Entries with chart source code
::::::

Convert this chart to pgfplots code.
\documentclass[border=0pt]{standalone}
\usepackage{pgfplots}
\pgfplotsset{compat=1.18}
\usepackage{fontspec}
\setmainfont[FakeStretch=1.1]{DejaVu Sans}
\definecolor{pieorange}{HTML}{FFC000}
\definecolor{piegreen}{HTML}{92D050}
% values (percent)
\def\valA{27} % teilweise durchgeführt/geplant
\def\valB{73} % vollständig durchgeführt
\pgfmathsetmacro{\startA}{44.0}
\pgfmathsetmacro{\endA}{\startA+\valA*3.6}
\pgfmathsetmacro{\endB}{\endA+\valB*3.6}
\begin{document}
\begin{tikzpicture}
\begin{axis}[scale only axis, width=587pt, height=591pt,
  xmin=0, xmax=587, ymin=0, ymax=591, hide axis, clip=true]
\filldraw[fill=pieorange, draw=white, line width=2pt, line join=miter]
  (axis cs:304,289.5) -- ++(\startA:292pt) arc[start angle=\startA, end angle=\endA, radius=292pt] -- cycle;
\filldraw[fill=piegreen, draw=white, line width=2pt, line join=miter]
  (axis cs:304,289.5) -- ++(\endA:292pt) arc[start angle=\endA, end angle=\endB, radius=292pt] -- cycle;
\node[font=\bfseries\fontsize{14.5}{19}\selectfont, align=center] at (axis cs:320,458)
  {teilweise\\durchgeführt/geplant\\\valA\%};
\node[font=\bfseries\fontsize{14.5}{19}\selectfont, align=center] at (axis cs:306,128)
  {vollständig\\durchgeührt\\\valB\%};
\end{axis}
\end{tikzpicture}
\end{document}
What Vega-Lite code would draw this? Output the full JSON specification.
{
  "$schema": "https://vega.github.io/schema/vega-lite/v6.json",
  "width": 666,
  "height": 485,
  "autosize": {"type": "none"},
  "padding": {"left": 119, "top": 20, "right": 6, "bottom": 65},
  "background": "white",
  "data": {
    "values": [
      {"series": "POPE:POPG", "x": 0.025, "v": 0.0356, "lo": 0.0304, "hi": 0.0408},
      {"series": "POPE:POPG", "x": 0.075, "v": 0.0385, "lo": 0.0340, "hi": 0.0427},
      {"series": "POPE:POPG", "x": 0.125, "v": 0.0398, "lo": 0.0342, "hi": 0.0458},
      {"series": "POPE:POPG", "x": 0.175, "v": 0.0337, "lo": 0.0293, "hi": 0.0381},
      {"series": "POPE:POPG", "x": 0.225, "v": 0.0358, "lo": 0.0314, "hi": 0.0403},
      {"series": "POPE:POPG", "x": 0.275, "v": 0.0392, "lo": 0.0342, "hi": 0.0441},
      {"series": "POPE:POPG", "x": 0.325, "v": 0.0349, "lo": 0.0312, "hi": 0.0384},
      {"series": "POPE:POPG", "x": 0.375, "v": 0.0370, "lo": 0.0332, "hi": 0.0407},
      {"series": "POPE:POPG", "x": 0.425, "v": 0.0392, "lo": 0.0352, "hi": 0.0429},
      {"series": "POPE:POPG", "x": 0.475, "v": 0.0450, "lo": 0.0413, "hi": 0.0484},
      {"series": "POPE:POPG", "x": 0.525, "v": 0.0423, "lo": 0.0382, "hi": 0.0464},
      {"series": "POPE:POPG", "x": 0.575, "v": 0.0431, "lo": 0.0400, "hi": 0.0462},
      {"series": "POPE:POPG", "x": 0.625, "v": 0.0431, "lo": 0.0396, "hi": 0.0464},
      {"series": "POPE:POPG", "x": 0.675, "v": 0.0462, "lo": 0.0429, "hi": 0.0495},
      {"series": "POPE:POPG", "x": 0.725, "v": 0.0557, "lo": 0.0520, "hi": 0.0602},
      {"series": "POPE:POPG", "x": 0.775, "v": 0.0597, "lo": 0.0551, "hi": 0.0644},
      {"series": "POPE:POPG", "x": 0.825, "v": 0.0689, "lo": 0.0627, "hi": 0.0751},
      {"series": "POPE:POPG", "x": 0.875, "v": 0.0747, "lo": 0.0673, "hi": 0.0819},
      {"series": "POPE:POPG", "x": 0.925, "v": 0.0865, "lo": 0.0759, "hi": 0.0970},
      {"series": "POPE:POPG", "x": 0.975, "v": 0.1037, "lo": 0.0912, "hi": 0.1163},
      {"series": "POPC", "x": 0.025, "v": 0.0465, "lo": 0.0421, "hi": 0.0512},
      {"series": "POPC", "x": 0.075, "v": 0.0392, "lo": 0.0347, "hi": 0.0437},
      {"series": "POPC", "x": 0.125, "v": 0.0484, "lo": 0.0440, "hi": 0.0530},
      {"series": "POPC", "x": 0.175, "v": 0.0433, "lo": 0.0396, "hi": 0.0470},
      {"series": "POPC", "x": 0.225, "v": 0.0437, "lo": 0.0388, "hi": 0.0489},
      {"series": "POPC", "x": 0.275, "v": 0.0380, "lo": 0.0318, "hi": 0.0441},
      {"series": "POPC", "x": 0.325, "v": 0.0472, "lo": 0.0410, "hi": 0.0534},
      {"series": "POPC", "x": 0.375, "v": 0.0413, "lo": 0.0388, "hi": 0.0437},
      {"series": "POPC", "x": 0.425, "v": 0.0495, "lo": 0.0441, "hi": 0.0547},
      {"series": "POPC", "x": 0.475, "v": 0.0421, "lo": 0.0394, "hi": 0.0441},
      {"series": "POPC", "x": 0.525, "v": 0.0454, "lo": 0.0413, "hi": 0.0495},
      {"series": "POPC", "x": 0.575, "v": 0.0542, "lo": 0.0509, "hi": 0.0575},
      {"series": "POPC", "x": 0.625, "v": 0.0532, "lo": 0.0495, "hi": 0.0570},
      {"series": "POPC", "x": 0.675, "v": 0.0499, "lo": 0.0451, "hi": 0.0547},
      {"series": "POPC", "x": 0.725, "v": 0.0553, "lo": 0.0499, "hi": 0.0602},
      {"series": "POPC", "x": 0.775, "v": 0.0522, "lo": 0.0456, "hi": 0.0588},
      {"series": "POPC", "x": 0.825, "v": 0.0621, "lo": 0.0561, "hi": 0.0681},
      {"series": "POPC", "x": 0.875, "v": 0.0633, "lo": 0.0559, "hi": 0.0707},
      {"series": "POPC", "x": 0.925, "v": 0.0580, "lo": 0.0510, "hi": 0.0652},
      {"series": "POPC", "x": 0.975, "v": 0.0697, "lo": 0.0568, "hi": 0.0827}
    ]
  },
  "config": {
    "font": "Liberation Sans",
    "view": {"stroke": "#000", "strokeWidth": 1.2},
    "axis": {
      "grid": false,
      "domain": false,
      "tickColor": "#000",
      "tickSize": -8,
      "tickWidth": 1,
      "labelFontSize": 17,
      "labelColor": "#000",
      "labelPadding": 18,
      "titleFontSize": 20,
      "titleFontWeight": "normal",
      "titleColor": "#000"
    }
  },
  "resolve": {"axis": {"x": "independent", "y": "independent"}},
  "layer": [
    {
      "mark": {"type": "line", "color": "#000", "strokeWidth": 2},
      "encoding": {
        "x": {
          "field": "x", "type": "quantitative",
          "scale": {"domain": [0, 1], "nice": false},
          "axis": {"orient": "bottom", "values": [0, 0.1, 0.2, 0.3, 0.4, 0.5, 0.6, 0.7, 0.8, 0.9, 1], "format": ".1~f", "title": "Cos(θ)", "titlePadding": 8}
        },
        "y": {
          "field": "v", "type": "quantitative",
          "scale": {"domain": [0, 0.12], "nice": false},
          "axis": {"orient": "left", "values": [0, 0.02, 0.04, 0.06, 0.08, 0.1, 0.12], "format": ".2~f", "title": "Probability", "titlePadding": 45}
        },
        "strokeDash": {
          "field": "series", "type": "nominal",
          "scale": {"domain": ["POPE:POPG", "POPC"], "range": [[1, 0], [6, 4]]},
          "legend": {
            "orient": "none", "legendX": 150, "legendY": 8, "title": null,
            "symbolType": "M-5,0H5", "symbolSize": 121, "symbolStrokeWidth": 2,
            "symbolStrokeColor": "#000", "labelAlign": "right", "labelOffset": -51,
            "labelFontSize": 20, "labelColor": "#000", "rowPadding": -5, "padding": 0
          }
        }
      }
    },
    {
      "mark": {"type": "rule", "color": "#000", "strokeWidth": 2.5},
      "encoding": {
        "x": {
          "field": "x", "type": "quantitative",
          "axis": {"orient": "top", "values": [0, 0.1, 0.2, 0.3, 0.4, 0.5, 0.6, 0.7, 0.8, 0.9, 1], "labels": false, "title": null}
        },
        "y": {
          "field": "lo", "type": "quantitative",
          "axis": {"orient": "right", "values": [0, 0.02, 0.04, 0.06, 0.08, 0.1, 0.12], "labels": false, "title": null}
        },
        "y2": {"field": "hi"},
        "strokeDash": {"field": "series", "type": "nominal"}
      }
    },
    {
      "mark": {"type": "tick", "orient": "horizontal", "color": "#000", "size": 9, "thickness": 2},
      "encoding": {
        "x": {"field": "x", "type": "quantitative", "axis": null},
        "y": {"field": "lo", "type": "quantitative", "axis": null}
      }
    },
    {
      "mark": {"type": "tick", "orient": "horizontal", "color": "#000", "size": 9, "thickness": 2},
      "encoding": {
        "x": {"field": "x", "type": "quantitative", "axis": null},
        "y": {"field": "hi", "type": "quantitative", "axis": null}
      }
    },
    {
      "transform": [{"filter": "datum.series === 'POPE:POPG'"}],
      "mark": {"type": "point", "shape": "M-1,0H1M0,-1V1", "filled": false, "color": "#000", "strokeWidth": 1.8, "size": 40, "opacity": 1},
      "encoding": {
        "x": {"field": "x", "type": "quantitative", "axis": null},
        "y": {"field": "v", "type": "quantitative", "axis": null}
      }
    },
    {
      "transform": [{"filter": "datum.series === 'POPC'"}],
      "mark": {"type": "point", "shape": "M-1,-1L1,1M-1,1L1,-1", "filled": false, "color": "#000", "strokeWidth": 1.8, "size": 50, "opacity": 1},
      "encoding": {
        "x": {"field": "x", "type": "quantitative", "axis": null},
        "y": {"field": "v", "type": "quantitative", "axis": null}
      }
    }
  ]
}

::::::

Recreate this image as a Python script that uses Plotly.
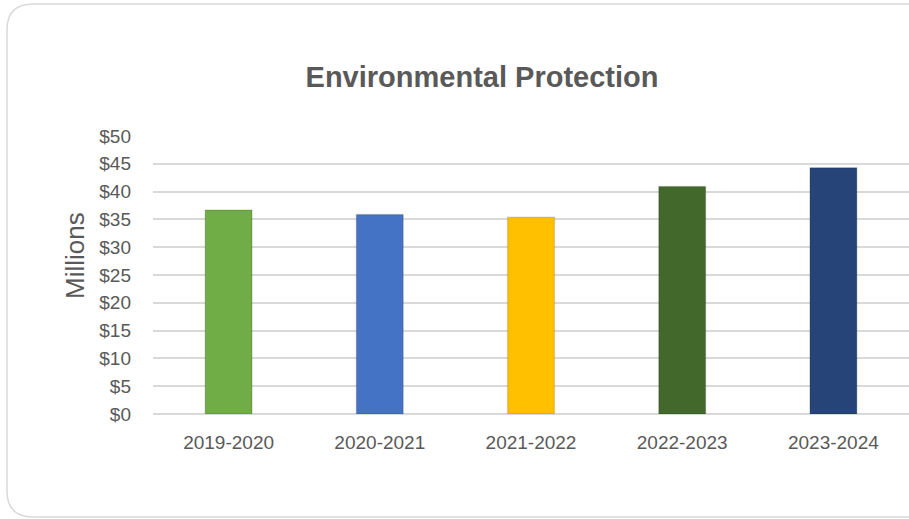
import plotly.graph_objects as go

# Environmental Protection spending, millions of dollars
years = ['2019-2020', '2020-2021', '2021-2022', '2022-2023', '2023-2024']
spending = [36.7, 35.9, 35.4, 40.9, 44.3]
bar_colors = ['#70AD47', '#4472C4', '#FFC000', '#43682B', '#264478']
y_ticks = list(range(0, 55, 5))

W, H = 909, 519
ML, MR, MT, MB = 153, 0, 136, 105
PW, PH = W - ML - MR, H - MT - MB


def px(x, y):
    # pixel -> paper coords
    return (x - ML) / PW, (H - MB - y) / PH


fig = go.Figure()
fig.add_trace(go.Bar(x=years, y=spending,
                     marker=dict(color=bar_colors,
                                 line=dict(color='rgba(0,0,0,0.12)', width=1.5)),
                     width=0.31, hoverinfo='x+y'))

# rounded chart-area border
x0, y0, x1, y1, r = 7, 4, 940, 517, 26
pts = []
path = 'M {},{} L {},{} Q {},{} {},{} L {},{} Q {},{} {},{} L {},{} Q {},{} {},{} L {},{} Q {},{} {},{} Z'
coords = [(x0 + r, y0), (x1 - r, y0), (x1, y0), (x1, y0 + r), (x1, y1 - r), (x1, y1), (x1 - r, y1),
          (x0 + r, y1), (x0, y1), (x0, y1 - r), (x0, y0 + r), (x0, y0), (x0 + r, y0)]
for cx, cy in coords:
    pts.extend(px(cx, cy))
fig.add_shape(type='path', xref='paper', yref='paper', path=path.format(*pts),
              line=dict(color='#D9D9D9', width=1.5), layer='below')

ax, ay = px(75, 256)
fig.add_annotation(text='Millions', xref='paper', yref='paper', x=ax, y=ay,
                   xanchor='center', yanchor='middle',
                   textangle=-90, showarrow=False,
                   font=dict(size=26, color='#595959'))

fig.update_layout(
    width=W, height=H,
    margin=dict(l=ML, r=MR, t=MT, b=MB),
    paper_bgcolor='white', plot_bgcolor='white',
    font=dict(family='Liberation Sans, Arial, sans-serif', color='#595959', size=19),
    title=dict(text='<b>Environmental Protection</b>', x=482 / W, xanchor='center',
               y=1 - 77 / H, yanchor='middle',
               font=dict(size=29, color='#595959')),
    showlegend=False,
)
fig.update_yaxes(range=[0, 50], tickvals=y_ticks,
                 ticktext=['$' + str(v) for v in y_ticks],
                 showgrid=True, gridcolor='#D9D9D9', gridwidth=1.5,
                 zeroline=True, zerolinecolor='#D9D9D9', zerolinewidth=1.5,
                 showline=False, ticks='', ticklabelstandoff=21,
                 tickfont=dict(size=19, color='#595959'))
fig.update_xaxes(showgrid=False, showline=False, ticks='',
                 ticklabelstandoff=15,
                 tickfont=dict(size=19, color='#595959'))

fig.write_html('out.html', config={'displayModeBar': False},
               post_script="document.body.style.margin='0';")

::::::

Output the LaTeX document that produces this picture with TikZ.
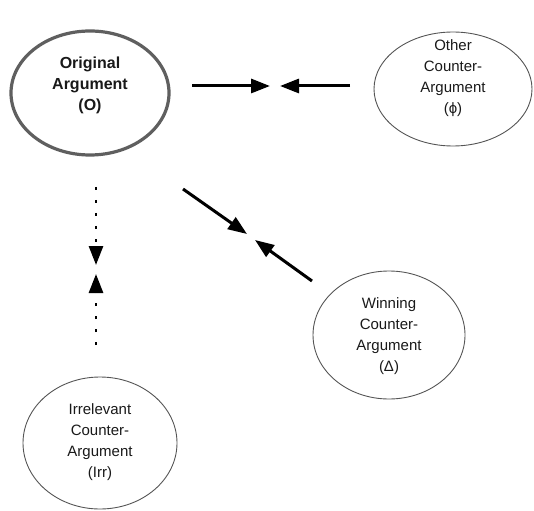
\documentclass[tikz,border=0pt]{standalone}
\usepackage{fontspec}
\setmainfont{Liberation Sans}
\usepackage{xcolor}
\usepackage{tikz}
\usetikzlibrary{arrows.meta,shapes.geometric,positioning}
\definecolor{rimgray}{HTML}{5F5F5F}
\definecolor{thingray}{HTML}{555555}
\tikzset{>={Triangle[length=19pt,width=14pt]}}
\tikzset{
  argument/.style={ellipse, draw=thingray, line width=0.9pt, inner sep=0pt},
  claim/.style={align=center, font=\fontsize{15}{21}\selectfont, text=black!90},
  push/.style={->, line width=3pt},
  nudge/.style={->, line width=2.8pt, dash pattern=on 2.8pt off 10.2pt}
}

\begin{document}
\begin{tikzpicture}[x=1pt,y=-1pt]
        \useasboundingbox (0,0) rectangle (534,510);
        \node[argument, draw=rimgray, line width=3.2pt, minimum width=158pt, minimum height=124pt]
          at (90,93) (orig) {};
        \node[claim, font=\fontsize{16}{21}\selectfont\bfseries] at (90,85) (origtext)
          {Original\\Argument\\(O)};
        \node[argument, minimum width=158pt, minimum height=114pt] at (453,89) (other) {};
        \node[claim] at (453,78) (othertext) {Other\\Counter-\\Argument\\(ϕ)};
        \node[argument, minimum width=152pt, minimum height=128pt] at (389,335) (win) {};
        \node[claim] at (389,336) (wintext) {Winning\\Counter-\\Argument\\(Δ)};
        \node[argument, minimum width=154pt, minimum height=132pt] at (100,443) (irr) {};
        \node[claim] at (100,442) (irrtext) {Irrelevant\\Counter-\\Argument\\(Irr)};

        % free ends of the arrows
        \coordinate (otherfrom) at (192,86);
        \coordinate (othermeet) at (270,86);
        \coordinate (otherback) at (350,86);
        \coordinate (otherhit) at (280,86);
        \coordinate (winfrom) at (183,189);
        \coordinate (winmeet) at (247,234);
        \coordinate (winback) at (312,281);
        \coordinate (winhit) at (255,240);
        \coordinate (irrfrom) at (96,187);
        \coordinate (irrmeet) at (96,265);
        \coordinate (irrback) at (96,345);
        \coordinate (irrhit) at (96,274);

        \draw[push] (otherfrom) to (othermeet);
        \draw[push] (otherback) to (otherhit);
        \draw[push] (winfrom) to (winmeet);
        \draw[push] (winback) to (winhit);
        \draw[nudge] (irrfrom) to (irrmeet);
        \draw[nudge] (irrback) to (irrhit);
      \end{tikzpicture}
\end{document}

::::::

## Aim of the exercise
Transcribe, leaving out pictures, each line from the one containing "Recreate this image" through the one containing "font=dict(size=26, color='#595959'))".

## Solution to the exercise
Recreate this image as a Python script that uses Plotly.
import plotly.graph_objects as go

# Environmental Protection spending, millions of dollars
years = ['2019-2020', '2020-2021', '2021-2022', '2022-2023', '2023-2024']
spending = [36.7, 35.9, 35.4, 40.9, 44.3]
bar_colors = ['#70AD47', '#4472C4', '#FFC000', '#43682B', '#264478']
y_ticks = list(range(0, 55, 5))

W, H = 909, 519
ML, MR, MT, MB = 153, 0, 136, 105
PW, PH = W - ML - MR, H - MT - MB


def px(x, y):
    # pixel -> paper coords
    return (x - ML) / PW, (H - MB - y) / PH


fig = go.Figure()
fig.add_trace(go.Bar(x=years, y=spending,
                     marker=dict(color=bar_colors,
                                 line=dict(color='rgba(0,0,0,0.12)', width=1.5)),
                     width=0.31, hoverinfo='x+y'))

# rounded chart-area border
x0, y0, x1, y1, r = 7, 4, 940, 517, 26
pts = []
path = 'M {},{} L {},{} Q {},{} {},{} L {},{} Q {},{} {},{} L {},{} Q {},{} {},{} L {},{} Q {},{} {},{} Z'
coords = [(x0 + r, y0), (x1 - r, y0), (x1, y0), (x1, y0 + r), (x1, y1 - r), (x1, y1), (x1 - r, y1),
          (x0 + r, y1), (x0, y1), (x0, y1 - r), (x0, y0 + r), (x0, y0), (x0 + r, y0)]
for cx, cy in coords:
    pts.extend(px(cx, cy))
fig.add_shape(type='path', xref='paper', yref='paper', path=path.format(*pts),
              line=dict(color='#D9D9D9', width=1.5), layer='below')

ax, ay = px(75, 256)
fig.add_annotation(text='Millions', xref='paper', yref='paper', x=ax, y=ay,
                   xanchor='center', yanchor='middle',
                   textangle=-90, showarrow=False,
                   font=dict(size=26, color='#595959'))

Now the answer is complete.